STORED DATA |
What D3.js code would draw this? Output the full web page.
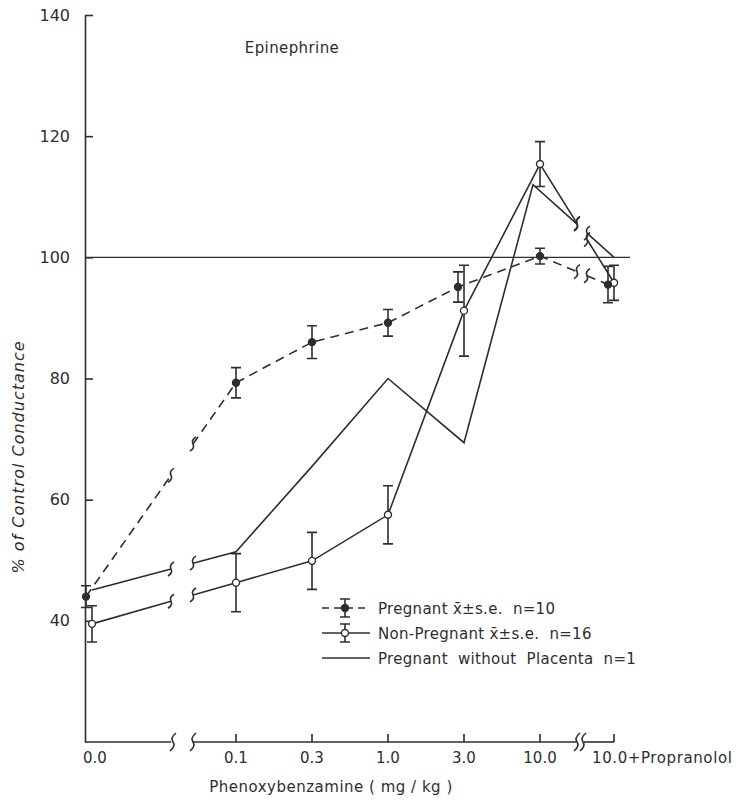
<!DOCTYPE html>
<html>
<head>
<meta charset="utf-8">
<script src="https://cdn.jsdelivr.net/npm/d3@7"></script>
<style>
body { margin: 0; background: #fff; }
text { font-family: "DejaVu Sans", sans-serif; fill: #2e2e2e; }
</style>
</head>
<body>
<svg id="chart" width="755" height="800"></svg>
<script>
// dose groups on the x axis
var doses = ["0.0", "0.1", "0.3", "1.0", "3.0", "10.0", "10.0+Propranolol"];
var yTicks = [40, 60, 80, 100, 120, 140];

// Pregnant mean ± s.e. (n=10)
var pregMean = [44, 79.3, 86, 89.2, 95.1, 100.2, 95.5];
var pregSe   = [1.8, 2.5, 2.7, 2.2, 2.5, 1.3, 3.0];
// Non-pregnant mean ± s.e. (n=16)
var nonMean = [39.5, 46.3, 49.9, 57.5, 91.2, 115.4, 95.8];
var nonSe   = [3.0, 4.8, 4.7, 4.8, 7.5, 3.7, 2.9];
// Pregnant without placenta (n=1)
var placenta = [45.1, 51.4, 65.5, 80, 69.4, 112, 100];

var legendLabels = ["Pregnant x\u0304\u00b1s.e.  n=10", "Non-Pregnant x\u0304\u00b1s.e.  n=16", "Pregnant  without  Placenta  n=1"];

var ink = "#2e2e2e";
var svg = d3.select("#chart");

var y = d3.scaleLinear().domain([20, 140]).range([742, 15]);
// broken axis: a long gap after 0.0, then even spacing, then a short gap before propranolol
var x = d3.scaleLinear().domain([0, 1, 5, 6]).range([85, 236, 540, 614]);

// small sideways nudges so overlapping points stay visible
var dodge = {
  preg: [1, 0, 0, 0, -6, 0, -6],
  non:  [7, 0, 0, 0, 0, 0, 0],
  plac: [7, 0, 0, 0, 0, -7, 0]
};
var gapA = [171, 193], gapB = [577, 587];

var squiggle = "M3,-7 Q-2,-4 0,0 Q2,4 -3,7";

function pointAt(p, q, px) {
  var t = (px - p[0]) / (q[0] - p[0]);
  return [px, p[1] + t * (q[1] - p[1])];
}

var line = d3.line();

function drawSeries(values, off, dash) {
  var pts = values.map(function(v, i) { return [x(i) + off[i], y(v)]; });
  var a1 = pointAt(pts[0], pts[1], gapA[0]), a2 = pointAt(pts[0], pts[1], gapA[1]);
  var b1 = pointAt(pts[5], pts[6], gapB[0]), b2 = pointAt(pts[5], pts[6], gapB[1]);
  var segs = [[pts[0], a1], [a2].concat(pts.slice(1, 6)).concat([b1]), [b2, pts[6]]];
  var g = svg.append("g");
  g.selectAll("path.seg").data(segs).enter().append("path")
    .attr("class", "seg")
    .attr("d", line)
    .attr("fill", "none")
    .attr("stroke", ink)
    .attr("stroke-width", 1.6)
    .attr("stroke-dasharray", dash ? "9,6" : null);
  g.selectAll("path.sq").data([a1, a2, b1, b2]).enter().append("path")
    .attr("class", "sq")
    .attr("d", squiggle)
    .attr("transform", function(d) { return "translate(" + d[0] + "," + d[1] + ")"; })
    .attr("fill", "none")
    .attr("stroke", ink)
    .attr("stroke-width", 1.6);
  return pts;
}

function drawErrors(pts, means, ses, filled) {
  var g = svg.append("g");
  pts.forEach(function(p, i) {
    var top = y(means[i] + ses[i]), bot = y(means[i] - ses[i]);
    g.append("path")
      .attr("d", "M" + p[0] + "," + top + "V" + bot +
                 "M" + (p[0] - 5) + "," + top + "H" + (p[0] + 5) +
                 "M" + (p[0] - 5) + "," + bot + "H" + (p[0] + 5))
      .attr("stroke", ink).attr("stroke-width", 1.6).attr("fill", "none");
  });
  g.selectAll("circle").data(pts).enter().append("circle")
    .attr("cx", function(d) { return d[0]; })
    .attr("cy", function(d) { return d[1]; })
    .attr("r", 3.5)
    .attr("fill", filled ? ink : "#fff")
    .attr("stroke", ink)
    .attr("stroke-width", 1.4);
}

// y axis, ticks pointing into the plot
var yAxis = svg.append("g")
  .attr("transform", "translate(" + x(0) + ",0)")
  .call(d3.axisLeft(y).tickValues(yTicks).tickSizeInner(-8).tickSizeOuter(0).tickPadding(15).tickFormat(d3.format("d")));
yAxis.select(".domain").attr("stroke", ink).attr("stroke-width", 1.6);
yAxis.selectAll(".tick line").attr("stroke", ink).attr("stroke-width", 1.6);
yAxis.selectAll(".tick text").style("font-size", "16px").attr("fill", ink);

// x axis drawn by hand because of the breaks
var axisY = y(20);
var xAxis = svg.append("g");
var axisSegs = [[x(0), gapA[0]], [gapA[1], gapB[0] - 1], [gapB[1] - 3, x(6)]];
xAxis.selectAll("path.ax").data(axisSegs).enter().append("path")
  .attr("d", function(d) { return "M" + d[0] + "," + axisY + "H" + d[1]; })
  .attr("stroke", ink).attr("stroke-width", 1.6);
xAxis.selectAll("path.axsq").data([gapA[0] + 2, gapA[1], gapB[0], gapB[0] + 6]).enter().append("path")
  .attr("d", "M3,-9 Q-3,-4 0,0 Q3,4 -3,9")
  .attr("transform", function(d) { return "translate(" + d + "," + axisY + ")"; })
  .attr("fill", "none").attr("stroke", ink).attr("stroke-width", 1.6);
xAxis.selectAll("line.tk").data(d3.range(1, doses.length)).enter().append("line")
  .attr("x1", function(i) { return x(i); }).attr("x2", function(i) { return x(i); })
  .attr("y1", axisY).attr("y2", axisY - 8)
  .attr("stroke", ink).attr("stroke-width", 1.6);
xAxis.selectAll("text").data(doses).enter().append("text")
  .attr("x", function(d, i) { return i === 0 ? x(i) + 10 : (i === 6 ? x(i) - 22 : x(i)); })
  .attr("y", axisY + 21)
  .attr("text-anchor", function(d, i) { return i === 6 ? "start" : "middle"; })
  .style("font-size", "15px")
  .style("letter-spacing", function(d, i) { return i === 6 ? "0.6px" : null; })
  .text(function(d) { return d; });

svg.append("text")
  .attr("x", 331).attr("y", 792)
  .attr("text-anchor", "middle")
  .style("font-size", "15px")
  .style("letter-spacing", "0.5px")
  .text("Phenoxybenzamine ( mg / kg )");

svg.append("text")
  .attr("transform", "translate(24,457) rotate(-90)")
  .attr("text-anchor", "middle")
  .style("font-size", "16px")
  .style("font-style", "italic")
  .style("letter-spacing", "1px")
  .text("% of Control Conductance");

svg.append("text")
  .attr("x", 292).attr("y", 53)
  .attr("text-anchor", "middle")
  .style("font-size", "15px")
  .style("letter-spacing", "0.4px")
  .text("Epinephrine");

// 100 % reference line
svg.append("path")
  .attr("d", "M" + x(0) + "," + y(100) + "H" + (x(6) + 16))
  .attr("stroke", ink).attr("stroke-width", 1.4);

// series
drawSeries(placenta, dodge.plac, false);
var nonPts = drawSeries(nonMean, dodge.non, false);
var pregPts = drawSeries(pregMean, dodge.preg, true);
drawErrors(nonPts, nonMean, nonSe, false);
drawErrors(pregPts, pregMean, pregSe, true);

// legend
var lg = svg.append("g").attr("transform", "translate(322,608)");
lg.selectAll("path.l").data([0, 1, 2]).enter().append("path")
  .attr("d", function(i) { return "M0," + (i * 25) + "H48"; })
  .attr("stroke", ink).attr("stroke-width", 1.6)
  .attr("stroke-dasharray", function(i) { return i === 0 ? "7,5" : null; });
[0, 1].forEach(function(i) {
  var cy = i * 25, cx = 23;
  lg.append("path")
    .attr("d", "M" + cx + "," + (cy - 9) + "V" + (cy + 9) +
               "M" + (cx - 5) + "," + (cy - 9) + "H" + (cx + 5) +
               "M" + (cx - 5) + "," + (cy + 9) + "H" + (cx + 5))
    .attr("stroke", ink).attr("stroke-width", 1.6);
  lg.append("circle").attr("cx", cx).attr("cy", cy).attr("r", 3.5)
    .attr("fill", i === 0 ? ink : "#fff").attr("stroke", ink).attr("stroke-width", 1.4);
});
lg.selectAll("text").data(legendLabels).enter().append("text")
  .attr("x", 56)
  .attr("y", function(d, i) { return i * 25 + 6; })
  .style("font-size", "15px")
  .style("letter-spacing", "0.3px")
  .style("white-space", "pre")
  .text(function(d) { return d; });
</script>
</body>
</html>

GIVEN EXERCISE | Leave out any pictures and return exactly the lines from the beginning of the data through the line with "var line = d3.line();", inclusive.

RESPONSE BELOW |
What D3.js code would draw this? Output the full web page.
<!DOCTYPE html>
<html>
<head>
<meta charset="utf-8">
<script src="https://cdn.jsdelivr.net/npm/d3@7"></script>
<style>
body { margin: 0; background: #fff; }
text { font-family: "DejaVu Sans", sans-serif; fill: #2e2e2e; }
</style>
</head>
<body>
<svg id="chart" width="755" height="800"></svg>
<script>
// dose groups on the x axis
var doses = ["0.0", "0.1", "0.3", "1.0", "3.0", "10.0", "10.0+Propranolol"];
var yTicks = [40, 60, 80, 100, 120, 140];

// Pregnant mean ± s.e. (n=10)
var pregMean = [44, 79.3, 86, 89.2, 95.1, 100.2, 95.5];
var pregSe   = [1.8, 2.5, 2.7, 2.2, 2.5, 1.3, 3.0];
// Non-pregnant mean ± s.e. (n=16)
var nonMean = [39.5, 46.3, 49.9, 57.5, 91.2, 115.4, 95.8];
var nonSe   = [3.0, 4.8, 4.7, 4.8, 7.5, 3.7, 2.9];
// Pregnant without placenta (n=1)
var placenta = [45.1, 51.4, 65.5, 80, 69.4, 112, 100];

var legendLabels = ["Pregnant x\u0304\u00b1s.e.  n=10", "Non-Pregnant x\u0304\u00b1s.e.  n=16", "Pregnant  without  Placenta  n=1"];

var ink = "#2e2e2e";
var svg = d3.select("#chart");

var y = d3.scaleLinear().domain([20, 140]).range([742, 15]);
// broken axis: a long gap after 0.0, then even spacing, then a short gap before propranolol
var x = d3.scaleLinear().domain([0, 1, 5, 6]).range([85, 236, 540, 614]);

// small sideways nudges so overlapping points stay visible
var dodge = {
  preg: [1, 0, 0, 0, -6, 0, -6],
  non:  [7, 0, 0, 0, 0, 0, 0],
  plac: [7, 0, 0, 0, 0, -7, 0]
};
var gapA = [171, 193], gapB = [577, 587];

var squiggle = "M3,-7 Q-2,-4 0,0 Q2,4 -3,7";

function pointAt(p, q, px) {
  var t = (px - p[0]) / (q[0] - p[0]);
  return [px, p[1] + t * (q[1] - p[1])];
}

var line = d3.line();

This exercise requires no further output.